→ WHAT TO PRODUCE
Repeat the material verbatim. Images are excluded from the copy.

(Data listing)
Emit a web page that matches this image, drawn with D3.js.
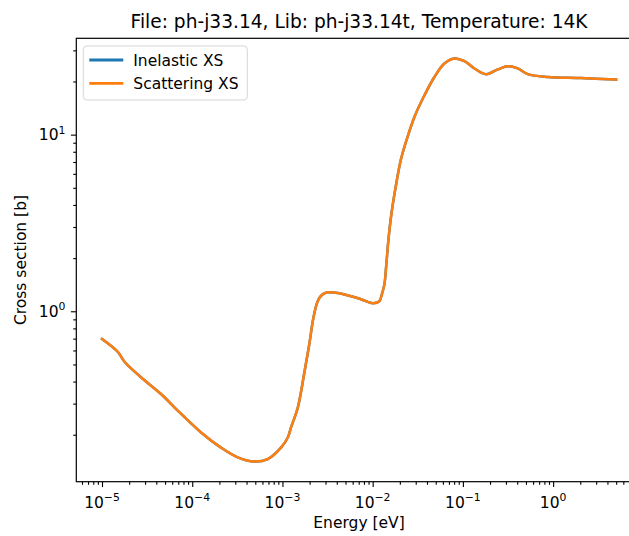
<!DOCTYPE html>
<html><head><meta charset="utf-8">
<script src="https://cdn.jsdelivr.net/npm/d3@7"></script>
<style>body{margin:0;background:#fff;overflow:hidden}svg{display:block}text{font-family:"DejaVu Sans",sans-serif;fill:#000}</style>
</head><body>
<script>
const title = "File: ph-j33.14, Lib: ph-j33.14t, Temperature: 14K";
const xLabel = "Energy [eV]";
const yLabel = "Cross section [b]";
const seriesNames = ["Inelastic XS", "Scattering XS"];
const seriesColors = ["#1f77b4", "#ff7f0e"];
const energy = [1e-5,1.493e-5,1.766e-5,2.704e-5,4.508e-5,6.902e-5,1.253e-4,2.084e-4,3.192e-4,4.887e-4,6.871e-4,9.638e-4,1.146e-3,1.245e-3,1.479e-3,1.750e-3,1.986e-3,2.188e-3,2.399e-3,2.564e-3,2.818e-3,3.177e-3,4.102e-3,5.623e-3,7.430e-3,1.0e-2,1.186e-2,1.259e-2,1.349e-2,1.409e-2,1.493e-2,1.600e-2,1.816e-2,2.065e-2,2.449e-2,2.904e-2,3.750e-2,4.831e-2,6.237e-2,8.054e-2,0.1040,0.1343,0.1811,0.2438,0.3148,0.4064,0.5236,0.8730,2.042,4.989];
const inelasticXS = [0.697,0.59,0.52,0.423,0.340,0.274,0.206,0.169,0.149,0.141,0.1456,0.169,0.193,0.220,0.285,0.45,0.653,0.90,1.10,1.19,1.25,1.28,1.27,1.22,1.17,1.11,1.14,1.24,1.42,1.78,2.52,3.45,5.2,7.3,9.8,12.6,16.7,21.2,25.3,27.0,26.1,23.7,22.0,23.4,24.4,23.7,22.0,21.2,20.9,20.5];
const scatteringXS = inelasticXS.slice();
const xMajorTicks = [1e-5,1e-4,1e-3,1e-2,1e-1,1e0];
const xTickExp = ["−5","−4","−3","−2","−1","0"];
const yMajorTicks = [1e0,1e1];
const yTickExp = ["0","1"];

const W = 629, H = 536;
const L = 76.3, T = 38.3, B = 481.7, R = 641.8;
const svg = d3.select("body").append("svg").attr("width", W).attr("height", H);

function logDomain(v){
  const lo = Math.log10(d3.min(v)), hi = Math.log10(d3.max(v)), m = (hi-lo)*0.05;
  return [Math.pow(10, lo-m), Math.pow(10, hi+m)];
}
const x = d3.scaleLog().domain(logDomain(energy)).range([L, R]);
const y = d3.scaleLog().domain(logDomain(inelasticXS.concat(scatteringXS))).range([B, T]);

function minorTicks(dom){
  const out = [];
  for (let e = Math.floor(Math.log10(dom[0])); e <= Math.ceil(Math.log10(dom[1])); e++)
    for (let k = 2; k <= 9; k++){ const v = k*Math.pow(10,e); if (v >= dom[0] && v <= dom[1]) out.push(v); }
  return out;
}
const fs = 15.5;
// x axis
const xa = svg.append("g").attr("transform", `translate(0,${B})`);
xa.call(d3.axisBottom(x).tickValues(minorTicks(x.domain())).tickSize(3.1).tickFormat(""));
xa.append("g").call(d3.axisBottom(x).tickValues(xMajorTicks).tickSize(5.4).tickFormat(""));
xa.selectAll(".domain").remove();
xa.selectAll("line").attr("stroke", "#000").attr("stroke-width", 1.1);
xMajorTicks.forEach((v,i) => {
  const t = svg.append("text").attr("x", x(v)).attr("y", B+26).attr("text-anchor","middle").attr("font-size", fs);
  t.append("tspan").text("10");
  t.append("tspan").attr("dy", -6.5).attr("font-size", fs*0.7).text(xTickExp[i]);
});
// y axis
const ya = svg.append("g").attr("transform", `translate(${L},0)`);
ya.call(d3.axisLeft(y).tickValues(minorTicks(y.domain())).tickSize(3.1).tickFormat(""));
ya.append("g").call(d3.axisLeft(y).tickValues(yMajorTicks).tickSize(5.4).tickFormat(""));
ya.selectAll(".domain").remove();
ya.selectAll("line").attr("stroke", "#000").attr("stroke-width", 1.1);
yMajorTicks.forEach((v,i) => {
  const t = svg.append("text").attr("x", L-10.8).attr("y", y(v)+5.6).attr("text-anchor","end").attr("font-size", fs);
  t.append("tspan").text("10");
  t.append("tspan").attr("dy", -6.5).attr("font-size", fs*0.7).text(yTickExp[i]);
});
// lines
svg.append("clipPath").attr("id","c").append("rect").attr("x",L).attr("y",T).attr("width",R-L).attr("height",B-T);
const line = d3.line().x(d => x(d[0])).y(d => y(d[1])).curve(d3.curveCatmullRom.alpha(0.5));
[inelasticXS, scatteringXS].forEach((s,i) => {
  svg.append("path").attr("clip-path","url(#c)").datum(energy.map((e,j)=>[e,s[j]])).attr("d", line)
    .attr("fill","none").attr("stroke", seriesColors[i]).attr("stroke-width", 2.5).attr("stroke-linejoin","round").attr("stroke-linecap","square");
});
// spines
svg.append("rect").attr("x",L).attr("y",T).attr("width",R-L).attr("height",B-T).attr("fill","none").attr("stroke","#000").attr("stroke-width",1.2);
// title & labels
svg.append("text").attr("x",(L+R)/2).attr("y",T-10).attr("text-anchor","middle").attr("font-size",18.6).text(title);
svg.append("text").attr("x",(L+R)/2).attr("y",B+46).attr("text-anchor","middle").attr("font-size",fs).text(xLabel);
svg.append("text").attr("transform",`translate(26,${(T+B)/2}) rotate(-90)`).attr("text-anchor","middle").attr("font-size",fs).text(yLabel);
// legend
const lg = svg.append("g");
lg.append("rect").attr("x",83.3).attr("y",46).attr("width",164).attr("height",54).attr("rx",3.5)
  .attr("fill","#fff").attr("fill-opacity",0.8).attr("stroke","#d5d5d5").attr("stroke-width",1);
seriesNames.forEach((n,i) => {
  const yy = 60 + i*23.3;
  lg.append("line").attr("x1",89.3).attr("x2",123.3).attr("y1",yy).attr("y2",yy).attr("stroke",seriesColors[i]).attr("stroke-width",2.8);
  lg.append("text").attr("x",133.3).attr("y",yy+5.6).attr("font-size",fs).text(n);
});
</script>
</body></html>
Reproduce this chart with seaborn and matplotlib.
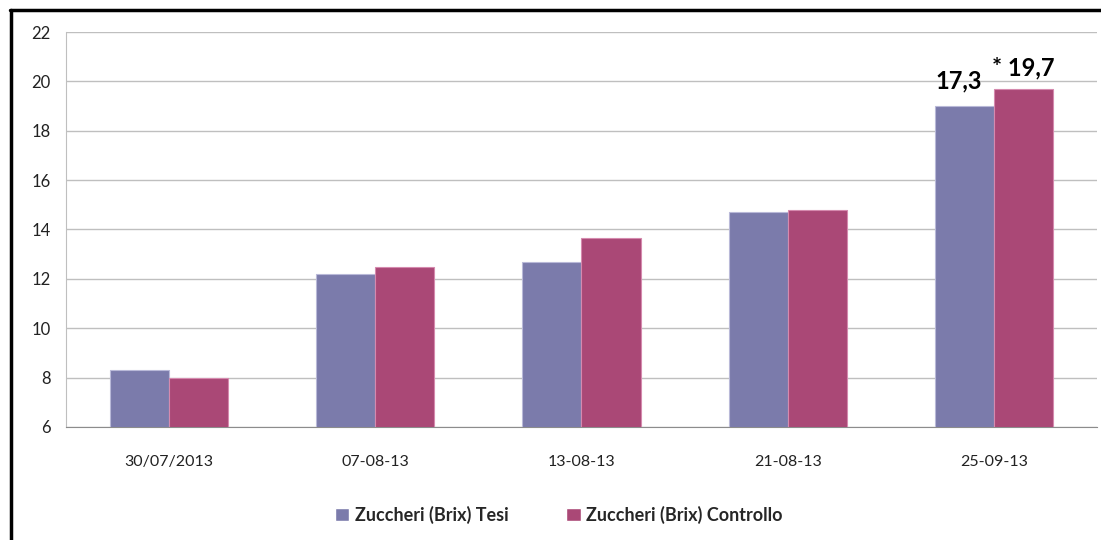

→ ANSWER TO THIS TASK
Emit a web page that matches this image, drawn with D3.js.
<!DOCTYPE html>
<html><head><meta charset="utf-8">
<script src="https://cdn.jsdelivr.net/npm/d3@7"></script>
<style>body{margin:0;background:#fff;overflow:hidden}svg{display:block}text{font-family:"DejaVu Sans",sans-serif;fill:#000}</style>
</head><body>
<script>
const title = "File: ph-j33.14, Lib: ph-j33.14t, Temperature: 14K";
const xLabel = "Energy [eV]";
const yLabel = "Cross section [b]";
const seriesNames = ["Inelastic XS", "Scattering XS"];
const seriesColors = ["#1f77b4", "#ff7f0e"];
const energy = [1e-5,1.493e-5,1.766e-5,2.704e-5,4.508e-5,6.902e-5,1.253e-4,2.084e-4,3.192e-4,4.887e-4,6.871e-4,9.638e-4,1.146e-3,1.245e-3,1.479e-3,1.750e-3,1.986e-3,2.188e-3,2.399e-3,2.564e-3,2.818e-3,3.177e-3,4.102e-3,5.623e-3,7.430e-3,1.0e-2,1.186e-2,1.259e-2,1.349e-2,1.409e-2,1.493e-2,1.600e-2,1.816e-2,2.065e-2,2.449e-2,2.904e-2,3.750e-2,4.831e-2,6.237e-2,8.054e-2,0.1040,0.1343,0.1811,0.2438,0.3148,0.4064,0.5236,0.8730,2.042,4.989];
const inelasticXS = [0.697,0.59,0.52,0.423,0.340,0.274,0.206,0.169,0.149,0.141,0.1456,0.169,0.193,0.220,0.285,0.45,0.653,0.90,1.10,1.19,1.25,1.28,1.27,1.22,1.17,1.11,1.14,1.24,1.42,1.78,2.52,3.45,5.2,7.3,9.8,12.6,16.7,21.2,25.3,27.0,26.1,23.7,22.0,23.4,24.4,23.7,22.0,21.2,20.9,20.5];
const scatteringXS = inelasticXS.slice();
const xMajorTicks = [1e-5,1e-4,1e-3,1e-2,1e-1,1e0];
const xTickExp = ["−5","−4","−3","−2","−1","0"];
const yMajorTicks = [1e0,1e1];
const yTickExp = ["0","1"];

const W = 629, H = 536;
const L = 76.3, T = 38.3, B = 481.7, R = 641.8;
const svg = d3.select("body").append("svg").attr("width", W).attr("height", H);

function logDomain(v){
  const lo = Math.log10(d3.min(v)), hi = Math.log10(d3.max(v)), m = (hi-lo)*0.05;
  return [Math.pow(10, lo-m), Math.pow(10, hi+m)];
}
const x = d3.scaleLog().domain(logDomain(energy)).range([L, R]);
const y = d3.scaleLog().domain(logDomain(inelasticXS.concat(scatteringXS))).range([B, T]);

function minorTicks(dom){
  const out = [];
  for (let e = Math.floor(Math.log10(dom[0])); e <= Math.ceil(Math.log10(dom[1])); e++)
    for (let k = 2; k <= 9; k++){ const v = k*Math.pow(10,e); if (v >= dom[0] && v <= dom[1]) out.push(v); }
  return out;
}
const fs = 15.5;
// x axis
const xa = svg.append("g").attr("transform", `translate(0,${B})`);
xa.call(d3.axisBottom(x).tickValues(minorTicks(x.domain())).tickSize(3.1).tickFormat(""));
xa.append("g").call(d3.axisBottom(x).tickValues(xMajorTicks).tickSize(5.4).tickFormat(""));
xa.selectAll(".domain").remove();
xa.selectAll("line").attr("stroke", "#000").attr("stroke-width", 1.1);
xMajorTicks.forEach((v,i) => {
  const t = svg.append("text").attr("x", x(v)).attr("y", B+26).attr("text-anchor","middle").attr("font-size", fs);
  t.append("tspan").text("10");
  t.append("tspan").attr("dy", -6.5).attr("font-size", fs*0.7).text(xTickExp[i]);
});
// y axis
const ya = svg.append("g").attr("transform", `translate(${L},0)`);
ya.call(d3.axisLeft(y).tickValues(minorTicks(y.domain())).tickSize(3.1).tickFormat(""));
ya.append("g").call(d3.axisLeft(y).tickValues(yMajorTicks).tickSize(5.4).tickFormat(""));
ya.selectAll(".domain").remove();
ya.selectAll("line").attr("stroke", "#000").attr("stroke-width", 1.1);
yMajorTicks.forEach((v,i) => {
  const t = svg.append("text").attr("x", L-10.8).attr("y", y(v)+5.6).attr("text-anchor","end").attr("font-size", fs);
  t.append("tspan").text("10");
  t.append("tspan").attr("dy", -6.5).attr("font-size", fs*0.7).text(yTickExp[i]);
});
// lines
svg.append("clipPath").attr("id","c").append("rect").attr("x",L).attr("y",T).attr("width",R-L).attr("height",B-T);
const line = d3.line().x(d => x(d[0])).y(d => y(d[1])).curve(d3.curveCatmullRom.alpha(0.5));
[inelasticXS, scatteringXS].forEach((s,i) => {
  svg.append("path").attr("clip-path","url(#c)").datum(energy.map((e,j)=>[e,s[j]])).attr("d", line)
    .attr("fill","none").attr("stroke", seriesColors[i]).attr("stroke-width", 2.5).attr("stroke-linejoin","round").attr("stroke-linecap","square");
});
// spines
svg.append("rect").attr("x",L).attr("y",T).attr("width",R-L).attr("height",B-T).attr("fill","none").attr("stroke","#000").attr("stroke-width",1.2);
// title & labels
svg.append("text").attr("x",(L+R)/2).attr("y",T-10).attr("text-anchor","middle").attr("font-size",18.6).text(title);
svg.append("text").attr("x",(L+R)/2).attr("y",B+46).attr("text-anchor","middle").attr("font-size",fs).text(xLabel);
svg.append("text").attr("transform",`translate(26,${(T+B)/2}) rotate(-90)`).attr("text-anchor","middle").attr("font-size",fs).text(yLabel);
// legend
const lg = svg.append("g");
lg.append("rect").attr("x",83.3).attr("y",46).attr("width",164).attr("height",54).attr("rx",3.5)
  .attr("fill","#fff").attr("fill-opacity",0.8).attr("stroke","#d5d5d5").attr("stroke-width",1);
seriesNames.forEach((n,i) => {
  const yy = 60 + i*23.3;
  lg.append("line").attr("x1",89.3).attr("x2",123.3).attr("y1",yy).attr("y2",yy).attr("stroke",seriesColors[i]).attr("stroke-width",2.8);
  lg.append("text").attr("x",133.3).attr("y",yy+5.6).attr("font-size",fs).text(n);
});
</script>
</body></html>
Reproduce this chart with seaborn and matplotlib.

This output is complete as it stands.